I am going to have a full chapter on this in the upcoming book, but the final guilt lesson- it's okay to feel GOOD after a loss. That seems to be a well of guilt for some. When a spouse dies, for example, and it's been the right amount of time- that only YOU will feel- and you're ready to date, or enjoy yourself with friends, or even laugh again, there's nothing to punish yourself for in doing so. You deserve to be happy. You are living, in the moment, in the now, and in the reality that you have the capacity to love, laugh, and be yourself. You, as a human, and as a living breathing person, have the right to enjoy moments. Maybe they are small at first, but you are entitled to them. And, you don't need to tell yourself that you don't get to have these moments simply because someone in your life is no longer there. They had time to laugh when they wanted to, and now they are gone. It's an honor of the memory of someone we cared about to laugh at what once made us happy.

And, you deserve to be in the now. The now is only guarantee we have. Enjoy the sound of the world behind you, the feel of the chair below you, and the smells, or textures around you. You are alive. Enjoy that. It's you being you, and no one can punish you for that except YOU. And why? Why punish yourself for being alive? It's something we have for such a short time. Guilt won't help you get through your day. It will only feed the idea that you don't deserve to live in the now. In fact, YOU DO. It may be painful some days, but that reminds us we are human.

And humanity is the power of free thinkers everywhere.


Marf said...

>>Enjoy the sound of the world behind you, the feel of the chair below you, and the smells, or textures around you. You are alive.

Maybe because I've been contemplating the virtues and vices of guilt lately, by the time I got to these two sentences, you had me completely hooked, and as I read these sentences I found myself noticing how the hard, wooden chair I'm sitting in actually feels, and the cool, autumn air around me, and then I placed both my hands on the underside of the tabletop I'm sitting at and slid them along, just noticing how it felt on my skin.
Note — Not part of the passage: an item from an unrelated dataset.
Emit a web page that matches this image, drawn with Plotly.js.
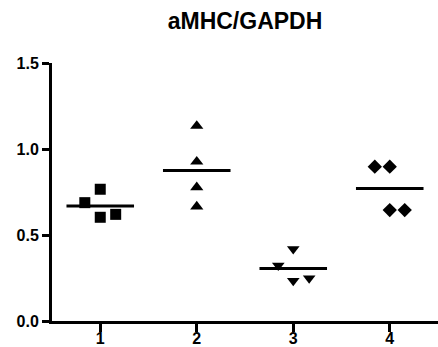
<!DOCTYPE html>
<html>
<head>
<meta charset="utf-8">
<script src="https://cdn.plot.ly/plotly-3.0.1.min.js"></script>
<style>html,body{margin:0;padding:0;background:#fff;}#chart{width:438px;height:347px;}</style>
</head>
<body>
<div id="chart"></div>
<script>
// Tick labels / categories
const categories = [1, 2, 3, 4];
const tickLabels = ['1', '2', '3', '4'];

// Series values
const group1Values = [0.766, 0.688, 0.603, 0.620];
const group1X      = [1.00, 0.84, 1.00, 1.16];
const group2Values = [1.134, 0.926, 0.777, 0.665];
const group2X      = [2.00, 2.00, 2.00, 2.00];
const group3Values = [0.419, 0.322, 0.234, 0.248];
const group3X      = [3.00, 2.845, 3.00, 3.165];
const group4Values = [0.897, 0.897, 0.645, 0.645];
const group4X      = [3.845, 4.00, 4.00, 4.155];

const groups = [
  {x: group1X, y: group1Values, symbol: 'square', size: 11, c: categories[0]},
  {x: group2X, y: group2Values, symbol: 'triangle-up', size: 11.5, c: categories[1]},
  {x: group3X, y: group3Values, symbol: 'triangle-down', size: 11, c: categories[2]},
  {x: group4X, y: group4Values, symbol: 'diamond', size: 11, c: categories[3]}
];

const mean = a => a.reduce((s, v) => s + v, 0) / a.length;
const halfWidth = 0.35;

const traces = [];
groups.forEach(g => {
  traces.push({
    type: 'scatter', mode: 'markers', x: g.x, y: g.y,
    marker: {symbol: g.symbol, size: g.size, color: '#000', line: {width: 0}},
    hoverinfo: 'skip', showlegend: false, cliponaxis: false
  });
  const m = mean(g.y);
  traces.push({
    type: 'scatter', mode: 'lines', x: [g.c - halfWidth, g.c + halfWidth], y: [m, m],
    line: {color: '#000', width: 3}, hoverinfo: 'skip', showlegend: false
  });
});

const fontFam = 'Arial, "Liberation Sans", sans-serif';
const layout = {
  width: 438, height: 347,
  margin: {l: 52, r: 0, t: 63, b: 26, pad: 0},
  paper_bgcolor: '#fff', plot_bgcolor: '#fff',
  title: {
    text: 'aMHC/GAPDH',
    font: {family: fontFam, size: 23, color: '#000', weight: 'bold'},
    x: 0.5, xref: 'paper', xanchor: 'center',
    y: 1 - 21/347, yref: 'container', yanchor: 'middle'
  },
  xaxis: {
    range: [0.5, 4.5], tickvals: categories, ticktext: tickLabels,
    showgrid: false, zeroline: false, showline: true, linecolor: '#000', linewidth: 3,
    ticks: 'outside', ticklen: 8, tickwidth: 3, tickcolor: '#000',
    ticklabelstandoff: -7,
    tickfont: {family: fontFam, size: 16, color: '#000', weight: 'bold'},
    fixedrange: true
  },
  yaxis: {
    range: [0, 1.5], tickvals: [0, 0.5, 1.0, 1.5], ticktext: ['0.0', '0.5', '1.0', '1.5'],
    showgrid: false, zeroline: false, showline: true, linecolor: '#000', linewidth: 3,
    ticks: 'outside', ticklen: 7, tickwidth: 3, tickcolor: '#000',
    tickfont: {family: fontFam, size: 16, color: '#000', weight: 'bold'},
    fixedrange: true
  },
  showlegend: false
};

Plotly.newPlot('chart', traces, layout, {staticPlot: true, displayModeBar: false});
</script>
</body>
</html>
Why is it so hard to remain fully engaged with the world around us? Being alive is such a rich experience; why are we so often trying to escape it?

Author, Atheist, USN Veteran said...

Marf...I live with the very philosophy of knowing one minute I may not have that moment to touch, hear, feel, or think- and whatever is around me becomes almost part of me. I am wearing a fleece shirt, and I took time to really snuggle into it. I am sitting in a leather chair, and it's an awful lot of fun to wiggle it into a leather-squeak orchestration. Watch kids- they tend to be in the NOW all of the time. The future is a maybe to them not a reality. I think we lost much of that when we grew up... so I hope to remain more childlike in the idea that now is a great time. For something. Anything. Maybe the wind blows a flower by the window. maybe the texture of an orange is fascinating. But's the best moment you have. Somehow there's a way to be part of it.